### Problem details:
Copy out the whole listing exactly as written, leaving the pictures behind.

### Recorded data:
┌────────

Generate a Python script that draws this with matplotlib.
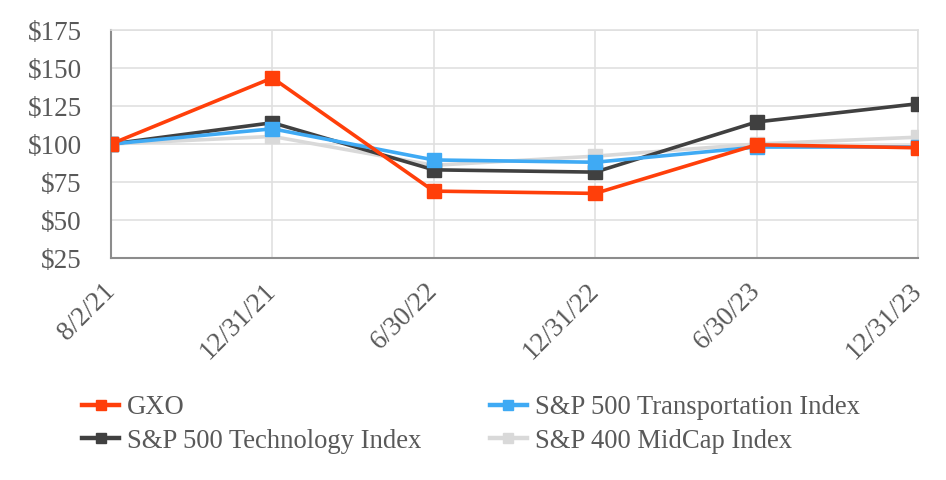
import matplotlib
matplotlib.use("Agg")
import matplotlib.pyplot as plt

# Data
dates = ["8/2/21", "12/31/21", "6/30/22", "12/31/22", "6/30/23", "12/31/23"]
gxo = [100, 143.5, 69, 67.5, 99.5, 97.5]
tech = [100, 114, 83, 81.5, 114.5, 126.5]
transport = [100, 110, 89.5, 88, 98, 98]
midcap = [100, 105, 86, 92, 100, 104.5]
yticks = [25, 50, 75, 100, 125, 150, 175]

plt.rcParams['font.family'] = ['Liberation Serif', 'DejaVu Serif']
text_color = '#595959'
fs = 19.5

fig = plt.figure(figsize=(9.46, 4.8), dpi=100)
ax = fig.add_axes([111 / 946, 1 - 258 / 480, (918 - 111) / 946, (258 - 30) / 480])

x = list(range(len(dates)))
lw = 2.6
ms = 10
l_mid, = ax.plot(x, midcap, color='#D9D9D9', lw=lw, marker='s', ms=ms, zorder=3,
                 label='S&P 400 MidCap Index')
l_tech, = ax.plot(x, tech, color='#404040', lw=lw, marker='s', ms=ms, zorder=4,
                  label='S&P 500 Technology Index')
l_tr, = ax.plot(x, transport, color='#3FAAF4', lw=lw, marker='s', ms=ms, zorder=4,
                label='S&P 500 Transportation Index')
l_gxo, = ax.plot(x, gxo, color='#FF3F0A', lw=lw, marker='s', ms=ms, zorder=5,
                 label='GXO')

ax.set_xlim(0, len(dates) - 1)
ax.set_ylim(25, 175)
ax.set_yticks(yticks)
ax.set_yticklabels(['$%d' % v for v in yticks])
ax.set_xticks(x)
ax.set_xticklabels(dates, rotation=45, ha='right', va='center', rotation_mode='anchor')

ax.grid(True, color='#E0E0E0', lw=1.2, zorder=0)
ax.tick_params(length=0, labelsize=fs, labelcolor=text_color)
ax.tick_params(axis='y', pad=21)
ax.tick_params(axis='x', pad=21)
for side in ['top', 'right']:
    ax.spines[side].set_color('#E0E0E0')
    ax.spines[side].set_linewidth(1.2)
for side in ['left', 'bottom']:
    ax.spines[side].set_color('#8C8C8C')
    ax.spines[side].set_linewidth(1.5)

leg = fig.legend(handles=[l_gxo, l_tech, l_tr, l_mid], ncol=2, frameon=False,
                 loc='upper left', bbox_to_anchor=(82 / 946, 1 - 395 / 480),
                 borderpad=0, borderaxespad=0, fontsize=19.2, handlelength=1.4,
                 handletextpad=0.3, columnspacing=2.55, labelspacing=0.32,
                 markerscale=0.65)
for t in leg.get_texts():
    t.set_color(text_color)
for h in leg.legend_handles:
    h.set_linewidth(3.2)

fig.savefig('out.png', dpi=100)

└────────

### Response below:
Generate a Python script that draws this with matplotlib.
import matplotlib
matplotlib.use("Agg")
import matplotlib.pyplot as plt

# Data
dates = ["8/2/21", "12/31/21", "6/30/22", "12/31/22", "6/30/23", "12/31/23"]
gxo = [100, 143.5, 69, 67.5, 99.5, 97.5]
tech = [100, 114, 83, 81.5, 114.5, 126.5]
transport = [100, 110, 89.5, 88, 98, 98]
midcap = [100, 105, 86, 92, 100, 104.5]
yticks = [25, 50, 75, 100, 125, 150, 175]

plt.rcParams['font.family'] = ['Liberation Serif', 'DejaVu Serif']
text_color = '#595959'
fs = 19.5

fig = plt.figure(figsize=(9.46, 4.8), dpi=100)
ax = fig.add_axes([111 / 946, 1 - 258 / 480, (918 - 111) / 946, (258 - 30) / 480])

x = list(range(len(dates)))
lw = 2.6
ms = 10
l_mid, = ax.plot(x, midcap, color='#D9D9D9', lw=lw, marker='s', ms=ms, zorder=3,
                 label='S&P 400 MidCap Index')
l_tech, = ax.plot(x, tech, color='#404040', lw=lw, marker='s', ms=ms, zorder=4,
                  label='S&P 500 Technology Index')
l_tr, = ax.plot(x, transport, color='#3FAAF4', lw=lw, marker='s', ms=ms, zorder=4,
                label='S&P 500 Transportation Index')
l_gxo, = ax.plot(x, gxo, color='#FF3F0A', lw=lw, marker='s', ms=ms, zorder=5,
                 label='GXO')

ax.set_xlim(0, len(dates) - 1)
ax.set_ylim(25, 175)
ax.set_yticks(yticks)
ax.set_yticklabels(['$%d' % v for v in yticks])
ax.set_xticks(x)
ax.set_xticklabels(dates, rotation=45, ha='right', va='center', rotation_mode='anchor')

ax.grid(True, color='#E0E0E0', lw=1.2, zorder=0)
ax.tick_params(length=0, labelsize=fs, labelcolor=text_color)
ax.tick_params(axis='y', pad=21)
ax.tick_params(axis='x', pad=21)
for side in ['top', 'right']:
    ax.spines[side].set_color('#E0E0E0')
    ax.spines[side].set_linewidth(1.2)
for side in ['left', 'bottom']:
    ax.spines[side].set_color('#8C8C8C')
    ax.spines[side].set_linewidth(1.5)

leg = fig.legend(handles=[l_gxo, l_tech, l_tr, l_mid], ncol=2, frameon=False,
                 loc='upper left', bbox_to_anchor=(82 / 946, 1 - 395 / 480),
                 borderpad=0, borderaxespad=0, fontsize=19.2, handlelength=1.4,
                 handletextpad=0.3, columnspacing=2.55, labelspacing=0.32,
                 markerscale=0.65)
for t in leg.get_texts():
    t.set_color(text_color)
for h in leg.legend_handles:
    h.set_linewidth(3.2)

fig.savefig('out.png', dpi=100)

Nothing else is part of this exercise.